Transversal Clifford-Hierarchy Gates via Non-Abelian Surface Codes

Abstract

We present an entirely 2D transversal realization of phase gates at any level of the Clifford hierarchy, and beyond, using non-Abelian surface codes. Our construction encodes a logical qubit in the quantum double $D(G)$ of a non-Abelian group $G$ on a triangular spatial patch. The logical gate is implemented transversally by stacking on the spatial region a symmetry-protected topological (SPT) phase specified by a group 2-cocycle. The Bravyi--König theorem limits the unitary gates implementable by constant-depth quantum circuits on Pauli stabilizer codes in $D$ dimensions to the $D$-th level of the Clifford hierarchy. We bypass this limitation, by constructing transversal unitary gates at arbitrary levels of the Clifford hierarchy purely in 2D, without sacrificing locality or fault tolerance, at the cost of using the quantum double of a non-Abelian group $G$. Specifically, for $G = D_{4N}$, the dihedral group of order $8N$, we realize the phase gate $T^{1/N} = \mathrm{diag}(1, e^{iπ/(4N)})$ in the logical $\overline{Z}$ basis. In this context we propose a non-abelian stabilizer group formalism, which we work out for dihedral groups.
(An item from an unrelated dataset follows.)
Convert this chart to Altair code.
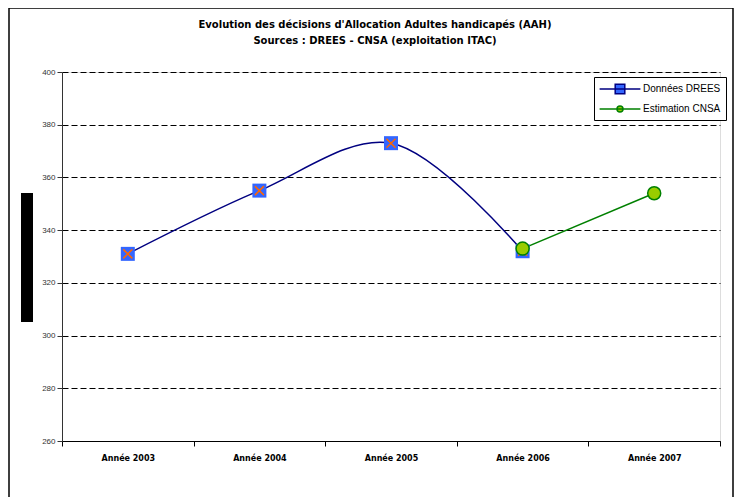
import altair as alt
import pandas as pd

years = ["Année 2003", "Année 2004", "Année 2005", "Année 2006", "Année 2007"]
drees = [331, 355, 373, 332, None]
cnsa = [None, None, None, 333, 354]
series_names = ["Données DREES", "Estimation CNSA"]

rows = []
for y, v in zip(years, drees):
    if v is not None:
        rows.append({"annee": y, "valeur": v, "serie": series_names[0]})
for y, v in zip(years, cnsa):
    if v is not None:
        rows.append({"annee": y, "valeur": v, "serie": series_names[1]})
df = pd.DataFrame(rows)

FONT = "Liberation Sans"
BOLD_FONT = "DejaVu Sans"
W, H = 658, 369

x_enc = alt.X("annee:N", sort=years,
              scale=alt.Scale(domain=years, paddingInner=0, paddingOuter=0),
              axis=alt.Axis(title=None, tickBand="extent", labelFontWeight="bold",
                            labelFontSize=8, labelColor="#000", labelFont=BOLD_FONT,
                            labelPadding=8, tickSize=5, tickColor="#000",
                            domainColor="#000", grid=False, labelAngle=0))
y_enc = alt.Y("valeur:Q",
              scale=alt.Scale(domain=[260, 400], nice=False, zero=False),
              axis=alt.Axis(title=None, values=list(range(260, 401, 20)),
                            labelFontSize=8, labelColor="#333", labelFont=FONT,
                            tickSize=5, tickColor="#333", domainColor="#333",
                            labelPadding=2, grid=True, gridColor="#000",
                            gridDash=[6, 3], gridWidth=1))

base = alt.Chart(df)

legend = alt.Legend(
    title=None, orient="none", legendX=532, legendY=5,
    strokeColor="#000", fillColor="#fff", padding=5,
    labelFont=FONT, labelFontSize=10, labelColor="#000", labelAlign="left",
    labelOffset=16, rowPadding=5, symbolOpacity=1, symbolStrokeWidth=1.5,
    symbolSize=144, symbolOffset=14,
)

path_square = "M-3.4,0H3.4M-0.8,-0.8H0.8V0.8H-0.8Z"
path_circle = "M-3.4,0H3.4M0.5,0A0.5,0.5 0 1 1 -0.5,0A0.5,0.5 0 1 1 0.5,0Z"

legend_layer = base.mark_point(filled=True, opacity=0, size=144, strokeWidth=1.5).encode(
    x=x_enc, y=y_enc,
    shape=alt.Shape("serie:N", scale=alt.Scale(domain=series_names, range=[path_square, path_circle]), legend=legend),
    fill=alt.Fill("serie:N", scale=alt.Scale(domain=series_names, range=["#3366FF", "#99CC00"]), legend=legend),
    stroke=alt.Stroke("serie:N", scale=alt.Scale(domain=series_names, range=["#000080", "#008000"]), legend=legend),
)

lines_drees = base.transform_filter(alt.datum.serie == series_names[0]).mark_line(
    interpolate="catmull-rom", strokeWidth=1.5, stroke="#000080"
).encode(x=x_enc, y=y_enc)

lines_cnsa = base.transform_filter(alt.datum.serie == series_names[1]).mark_line(
    strokeWidth=1.5, stroke="#008000"
).encode(x=x_enc, y=y_enc)

squares = base.transform_filter(alt.datum.serie == series_names[0]).mark_point(
    shape="square", filled=True, fill="#3366FF", opacity=1, size=196, strokeWidth=0
).encode(x=x_enc, y=y_enc)

crosses = base.transform_filter(alt.datum.serie == series_names[0]).mark_point(
    shape="M-1,-1L1,1M-1,1L1,-1", filled=False, stroke="#FF6600", strokeWidth=1.5,
    opacity=1, size=81
).encode(x=x_enc, y=y_enc)

circles = base.transform_filter(alt.datum.serie == series_names[1]).mark_point(
    shape="circle", filled=True, fill="#99CC00", stroke="#008000", strokeWidth=1.5,
    opacity=1, size=170
).encode(x=x_enc, y=y_enc)

deco = alt.Data(values=[{"k": 1}])
frame = alt.Chart(deco).mark_rect(filled=False, stroke="#000", strokeWidth=1.5).encode(
    x=alt.value(-53), x2=alt.value(671), y=alt.value(-64), y2=alt.value(440))
blackbox = alt.Chart(deco).mark_rect(fill="#000").encode(
    x=alt.value(-41), x2=alt.value(-29), y=alt.value(121), y2=alt.value(250))

chart = alt.layer(frame, blackbox, lines_drees, lines_cnsa, squares, crosses, circles, legend_layer).properties(
    width=W, height=H,
    title=alt.TitleParams(
        text=["Evolution des décisions d'Allocation Adultes handicapés (AAH)",
              "Sources : DREES - CNSA (exploitation ITAC)"],
        font=BOLD_FONT, fontSize=10, fontWeight="bold", color="#000",
        anchor="middle", lineHeight=16, offset=-39, dx=-16),
    autosize=alt.AutoSizeParams(type="none"),
    padding={"left": 54, "top": 64, "right": 14, "bottom": 56},
).configure_view(stroke="#888", strokeWidth=1).configure(background="#fff")

chart.save("out.html", embed_options={"renderer": "svg", "actions": False})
For $8N = 2^n$, the logical gate lies at the $n$-th level of the Clifford hierarchy and, importantly, has a qubit-only realization: we show that it can be constructed in terms of Clifford-hierarchy stabilizers for a code with $n$ physical qubits on each edge of the lattice. We also discuss code-switching to the $\mathbb{Z}_2 \times \mathbb{Z}_2$ and $\mathbb{Z}_2$ surface-codes, which can be utilized for the quantum error correction in this setup.